Sur le site statistiquesmondiales.com, un tableau des ratios PIB/Exportations
totales de biens et services en 2012 et en 2013 montre de notables
différences entre les pays dans l'UE. Avec un taux de 27 %, la France et la
Grèce sont en queue, derrière l'Italie, à 30 %, le Royaume-Uni, à 31 %, et
l'Espagne, à 34 %. Parmi les « six gros », l'Allemagne et la Pologne exportent
51 % et 48 % de leurs PIB. La Belgique, à 86 %, et les Pays-Bas, à 88 %, ne
travaillent presque plus que pour l'exportation. Forts, les ratios sont de 55 %
pour le Danemark, 46 % pour la Suède et 40 % pour la Finlande. Ceux du Portugal
et de la Roumanie, enfin, dépassent un peu les 40 %. La recherche de la
compétitivité doit vraiment devenir la priorité pour les pays qui apparaissent
comme les maillons faibles ici. « Les multinationales françaises
délocalisent leurs équipes » a titré un court article sur lefigaro.fr
/sociétés le 16/03/2015. Il faisait état de statistiques de l'INSEE
indiquant que 56 % des effectifs de ces multinationales (hors secteur
bancaire), soit 5,3 millions de salariés, se trouvaient dans près de 37.900
filiales étrangères en 2012. L'UE était la première zone d'implantation de ces
filiales, avec 2, 1 Mi de salariés.
Autre information : en 2012, les groupes français ont investi 65,5 Mds €
hors de leur pays. Les 2/3 en ont été consacrés à des pays non européens, USA,
Brésil et Chine en premier lieu.
À l'intérieur de l'UE, des concurrences qualifiées de déloyales s'exercent,
dues en particulier aux différences des coûts salariaux entre pays et à la législation
de l'Union
Dépenses publiques, dette: de mauvais choix et des
indicateurs d'alerte ignorés
Il a été commode de dévoyer la pensée de l'économiste renommé J.M. Keynes
(1883-1946) pour attribuer à la dépense intérieure les mérites de la croissance
et, en même temps, de reconnaître que cette dépense dépend des ressources
procurées par la croissance ! Sachant aussi que cette dépense, largement
publique et génératrice de déficits budgétaires, est financée par
l'endettement. C'est, hélas, sur ces ressorts que la croissance et l'emploi se
sont appuyés depuis les années 1970 dans une « Europe » de l'ouest longtemps
social-démocrate. Avec des dérapages inflationnistes et des coups de pouce de
dévaluations compétitives tant qu'ils étaient permis.

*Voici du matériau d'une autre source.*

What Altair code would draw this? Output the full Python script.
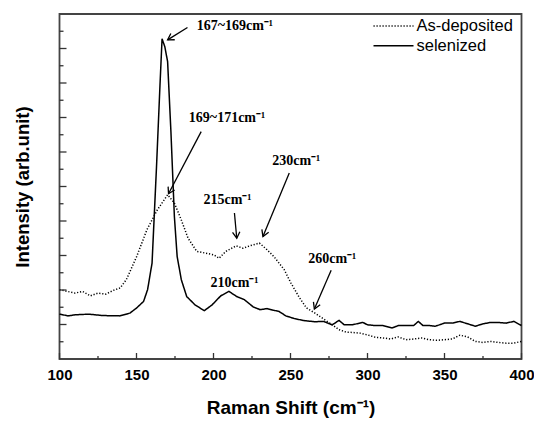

On peut ajouter que dans la plupart des États « riches » de l'Union, la
copieuse part des ressources consacrée aux dépenses dites « sociales » et à la
redistribution n'a fait qu'augmenter. La contrepartie en a été, évidemment, une
fiscalité élevée qui pénalise les pouvoirs d'achat, les investissements, la
compétitivité des entreprises et qui restreint la place du secteur privé...
créateur de croissance et d'emploi. C'est à une véritable révolution
qu'invitaient la mondialisation et la concurrence intra-européenne. Elle n'a
pas eu lieu. L'Union est restée coincée dans ses contradictions entre un
libre-échangisme débridé et le désir (ou la facilité politique) de ne pas
bousculer les « acquis sociaux » anciens et récents ainsi que les règlements
sclérosants qui nuisaient à sa compétitivité. La France, par exemple, porte
encore les stigmates de la retraite à 60 ans décidée en 1982 et des 35 heures
entrées en vigueur en 2000, qui allaient à contrecourant de l'histoire
démographique et économique contemporaine.
Les objectifs de convergence assignés aux États membres et aux «candidats»
avec les contraintes budgétaires et financières imposées par le traité de
Maastricht et ses enfants n'ont pas inversé les tendances. Les indicateurs
suivis se sont même sévèrement dégradés à partir de 2008 avec la violente
explosion financière provoquée par les « subprimes »
et prolongée en Europe par une importante crise économique et financière qui a
conduit les « locomotives » de l'UE au bord de la déflation. Avec la récente chute inespérée des prix
des hydrocarbures, la
reprise aux États-Unis et des croissances très honorables
dans de grands émergents comme la Chine et l'Inde, une mince lueur d'espoir
perce à travers les nuages. Un espoir entretenu par l'usage extensif de la planche
à billets par la Banque centrale européenne (BCE) qui vise à stimuler
l'investissement, relancer l'inflation et « déprécier » l'euro. Une «
dévaluation compétitive », à l'américaine, ou à l'italienne, en quelque sorte.
Et dire qu'il y a un an, les dirigeants de l'UE et nos « élites » trouvaient
stupide la proposition de «dévaluer» l'euro !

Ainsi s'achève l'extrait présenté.